Comune Amica¹

di Giovanni Torres La Torre

In memoria della nipote Gea

 

Leggendo e ascoltando si vorrebbero ora trovare
altre parole per arricchire la trama dei libri letti,
e note di dolcezza sconosciuta
per il pentagramma;
indovinare da quale parte di orizzonte
era stato affidato messaggio in bottiglia
ancora in possesso di incompiuto destino.
Si potrebbe chiedere a ciurma di malasorte
aiuto estremo per dipanare la matassa,
ma il vaneggio della cima lanciata
è pari a tatuaggi arabescati con strane ombre,
a note di furore emotivo
come fuoco improvviso nel silenzio del bosco.
Marinaio tenero di cuore e ignaro di questi tormenti,
coltiva sul petto una rosa con spine di sangue,
ma il rosso non dona profumo, una Lili Marlene,
forse nostalgia nell’ultima sosta di vicolo
che si profuma facendosi sentiero, per dove perdendosi
in cerca di chiromante i suoi passi si imbattono
in altri petali stellari di genziane.
Nel viaggio che intraprendono, quasi in sogno di specchio
cercando pianori, faticano a respirare
umidità erbose che hanno perso vicinanza
col suono dell’onda.
Tu pure, salendo da quelle parti di luna di innamorati,
incontri quel nome di fiore sulla prima collina, verso il borgo
ove fa gobba una siepe di profumi, ad un balzo dagli scogli:
– Mi chiamano Centaurea Minore –, sussurra la ragazza
che amava il mare – , e vengo dalla leggenda.
Ho medicato le ferite del centauro Chirone, maestro di Achille,
ma i miei antenati erano della stirpe di Erba China,
in parentela con quella di Fiele della Terra
che fu di tintori, verso i monti più alti,
che l’usavano per il giallo verdastro.

Ci vorrebbe una nuova generazione di poeti e compositori
che si appassionasse al tema della “comune amica”,
a quelli della vecchia scuola non è concesso altro tempo,
ma per consolazione possono tuttavia chiedere aiuto
alla formica cui è stata bruciata la tana,
a giovane ragazzo con la fisarmonica del nonno,
spolmonata e superstite della tragedia balcanica,
che chiariscano con quali parole cercano di sopravvivere;
si può chiedere a goccia di una qualche sete,
forma perfetta della bellezza, amore che a furia di piangere
si è fatto torrente, suono di pianoforte che si interra
cercando radici, scompare nella compostezza della morte
o ritorna a bussare ai vetri della notte;
si può chiedere alla timidezza del coniglio
che viene alla siepe con passi felpati,
in visita di lutto senza turbare il silenzio di Gea;
si può chiedere aiuto al canto della cicala solitaria
quando timorosa apre il concerto, che sveli
il mistero delle prime note, alle pigne
superstiti al rogo degli incensi
o a qualche grillo di sete perenne, in cerca di voce
per sussurrare alla valle le scuse della sua chitarra
per la quiete turbata, alla stessa parola
uscita per una boccata d’aria sulla porta
o a conchiglia che si ascolta per l’ultimo consulto,
prima che una fitta al petto
si incarni con nome di fiore o di farfalla.

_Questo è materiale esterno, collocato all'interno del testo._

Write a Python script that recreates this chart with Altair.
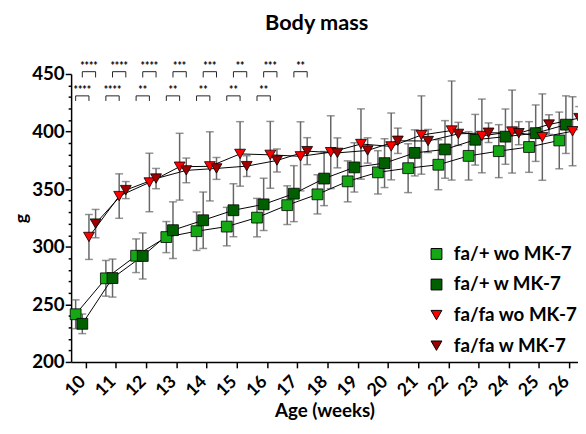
import altair as alt
import pandas as pd

# ---------------- data ----------------
weeks = list(range(10, 27))
series_names = ["fa/+ wo MK-7", "fa/+ w MK-7", "fa/fa wo MK-7", "fa/fa w MK-7"]

fa_plus_wo_mean = [241.4, 272.6, 292.2, 308.4, 313.5, 317.5, 325.3, 336.1, 345.5,
                   356.8, 364.6, 368.2, 371.2, 378.9, 383.0, 386.6, 392.3]
fa_plus_wo_sd = [12.5, 15.5, 14.6, 13.5, 16.7, 16.7, 16.7, 16.8, 17.0,
                 17.8, 18.8, 21.2, 21.7, 21.0, 23.0, 22.0, 24.6]

fa_plus_w_mean = [233.1, 272.8, 292.0, 314.4, 323.0, 331.7, 336.8, 346.1, 359.2,
                  368.9, 372.6, 381.5, 384.5, 392.9, 395.6, 398.6, 406.0]
fa_plus_w_sd = [8.5, 16.5, 20.0, 24.6, 24.5, 23.0, 22.7, 24.3, 23.5,
                21.4, 21.2, 20.0, 25.0, 22.0, 24.0, 24.5, 25.0]

fa_fa_wo_mean = [308.5, 344.0, 355.8, 369.5, 369.8, 380.6, 379.8, 378.5, 382.1,
                 389.2, 387.1, 397.0, 400.9, 396.2, 400.0, 395.2, 400.3]
fa_fa_wo_sd = [19.5, 19.3, 25.4, 29.0, 30.0, 28.0, 29.0, 30.0, 31.6,
               30.5, 29.0, 34.0, 43.0, 32.0, 36.0, 37.5, 30.0]

fa_fa_w_mean = [320.1, 349.2, 359.2, 366.3, 368.0, 370.0, 374.9, 383.0, 381.5,
                383.6, 392.0, 391.8, 398.0, 399.0, 398.6, 406.1, 411.7]
fa_fa_w_sd = [12.3, 7.4, 8.8, 10.7, 9.5, 9.0, 10.0, 11.7, 13.0,
              11.0, 11.0, 10.0, 10.0, 8.5, 10.0, 8.5, 10.0]

# significance: fa/+ w vs fa/fa w (upper row), fa/+ wo vs fa/fa wo (lower row)
sig_w_weeks = [10, 11, 12, 13, 14, 15, 16, 17]
sig_w_labels = ["****", "****", "****", "***", "***", "**", "***", "**"]
sig_wo_weeks = [10, 11, 12, 13, 14, 15, 16]
sig_wo_labels = ["****", "****", "**", "**", "**", "**", "**"]

y_ticks = list(range(200, 451, 10))

# ---------------- styles ----------------
colors = ["#14A814", "#006000", "#FF0000", "#A00000"]
shapes = ["square", "square", "triangle-down", "triangle-down"]
sizes = [121, 121, 170, 170]
offsets = [-0.33, -0.11, 0.11, 0.33]   # horizontal dodge (weeks)
FONT = "Lato"

means = [fa_plus_wo_mean, fa_plus_w_mean, fa_fa_wo_mean, fa_fa_w_mean]
sds = [fa_plus_wo_sd, fa_plus_w_sd, fa_fa_wo_sd, fa_fa_w_sd]

rows = []
for name, mlist, slist, off in zip(series_names, means, sds, offsets):
    for w, m, s in zip(weeks, mlist, slist):
        rows.append({"series": name, "week": w, "mean": m, "sd": s, "off": off})
df = pd.DataFrame(rows)

# brackets
br_rows, txt_rows = [], []
specs = [
    (sig_w_weeks, sig_w_labels, offsets[1], offsets[3], 447.0, 452.0, "w"),
    (sig_wo_weeks, sig_wo_labels, offsets[0], offsets[2], 426.6, 431.0, "wo"),
]
for wks, labs, o1, o2, ylo, yhi, tag in specs:
    for w, lab in zip(wks, labs):
        bid = f"{tag}{w}"
        pts = [(w + o1, ylo), (w + o1, yhi), (w + o2, yhi), (w + o2, ylo)]
        for i, (xx, yy) in enumerate(pts):
            br_rows.append({"id": bid, "ord": i, "x": xx, "y": yy})
        txt_rows.append({"x": w + (o1 + o2) / 2, "y": yhi, "label": lab})
br_df = pd.DataFrame(br_rows)
txt_df = pd.DataFrame(txt_rows)

xscale = alt.Scale(domain=[9.52, 26.29], nice=False, zero=False)
yscale = alt.Scale(domain=[200, 450], nice=False, zero=False)

x_axis = alt.Axis(values=weeks, format="d", labelAngle=-45, labelAlign="right",
                  labelBaseline="middle", tickSize=6, labelPadding=11, labelOffset=-3,
                  labelFontSize=18,
                  title="Age (weeks)", titleFontSize=19, titleY=55,
                  titleBaseline="alphabetic", grid=False, labelOverlap=False)
y_axis = alt.Axis(values=y_ticks,
                  labelExpr="datum.value % 50 === 0 ? datum.label : ''",
                  tickSize={"condition": {"test": "datum.value % 50 === 0", "value": 6}, "value": 3},
                  labelPadding=1, labelOverlap=False, grid=False, labelFontSize=19,
                  title="g", titleAngle=-90, titleX=-50, titleY=146,
                  titleAlign="center", titleBaseline="middle", titleFontSize=18)

X = lambda f: alt.X(f, scale=xscale, axis=x_axis)
Y = lambda f: alt.Y(f, scale=yscale, axis=y_axis)

base = alt.Chart(df).transform_calculate(
    xpos="datum.week + datum.off",
    lo="datum.mean - datum.sd",
    hi="datum.mean + datum.sd",
)

legend = alt.Legend(orient="none", legendX=361, legendY=173, title=None,
                    labelFont=FONT, labelFontSize=19, labelFontWeight="bold",
                    labelColor="black", symbolSize=90, symbolStrokeColor="black",
                    symbolStrokeWidth=1, rowPadding=11, labelOffset=8, padding=0)

errbars = base.mark_errorbar(ticks=True, size=8, thickness=1.5, color="#666666").encode(
    x=X("xpos:Q"),
    y=Y("lo:Q"),
    y2="hi:Q",
    detail="series:N",
)

lines = base.mark_line(color="black", strokeWidth=1).encode(
    x=X("xpos:Q"),
    y=Y("mean:Q"),
    detail="series:N",
)

points = base.mark_point(filled=True, opacity=1, stroke="black", strokeWidth=0.8).encode(
    x=X("xpos:Q"),
    y=Y("mean:Q"),
    color=alt.Color("series:N", scale=alt.Scale(domain=series_names, range=colors), legend=legend),
    shape=alt.Shape("series:N", scale=alt.Scale(domain=series_names, range=shapes), legend=legend),
    size=alt.Size("series:N", scale=alt.Scale(domain=series_names, range=sizes), legend=None),
)

brackets = alt.Chart(br_df).mark_line(color="#222222", strokeWidth=1).encode(
    x=X("x:Q"),
    y=Y("y:Q"),
    detail="id:N",
    order="ord:Q",
)

stars = alt.Chart(txt_df).mark_text(font=FONT, fontSize=10.5, fontWeight="bold",
                                     baseline="alphabetic", dy=-2, color="black").encode(
    x=X("x:Q"),
    y=Y("y:Q"),
    text="label:N",
)

chart = alt.layer(errbars, lines, points, brackets, stars).properties(
    width=514, height=292,
    padding={"left": 64, "top": 64, "right": 0, "bottom": 58},
    autosize=alt.AutoSizeParams(type="none"),
    title=alt.TitleParams(text="Body mass", font=FONT, fontSize=22, fontWeight="bold",
                          anchor="middle", frame="group", baseline="bottom",
                          offset=5, dx=-8, color="black"),
).configure_view(stroke=None).configure_axis(
    labelFont=FONT, labelFontWeight="bold", labelColor="black",
    titleFont=FONT, titleFontWeight="bold", titleColor="black",
    domainColor="black", domainWidth=1.5, tickColor="black", tickWidth=1.5,
)

chart.save("out.html", embed_options={"renderer": "svg", "actions": False})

¹) Signora Morte parla al poeta e amico Matthias Claudius:
     “Dammi la tua mano, bella creatura delicata!
     Sono un’amica, non vengo per punirti.
     Su, coraggio. Non sono cattiva,
     dolcemente dormirai tra le mie braccia”.
     Franz Schubert trasse ispirazione
    per una sua opera dalla canzone del poeta
   “Der Tod und das Madchen” (“La morte e la fanciulla”)
   e definì la morte “comune amica”.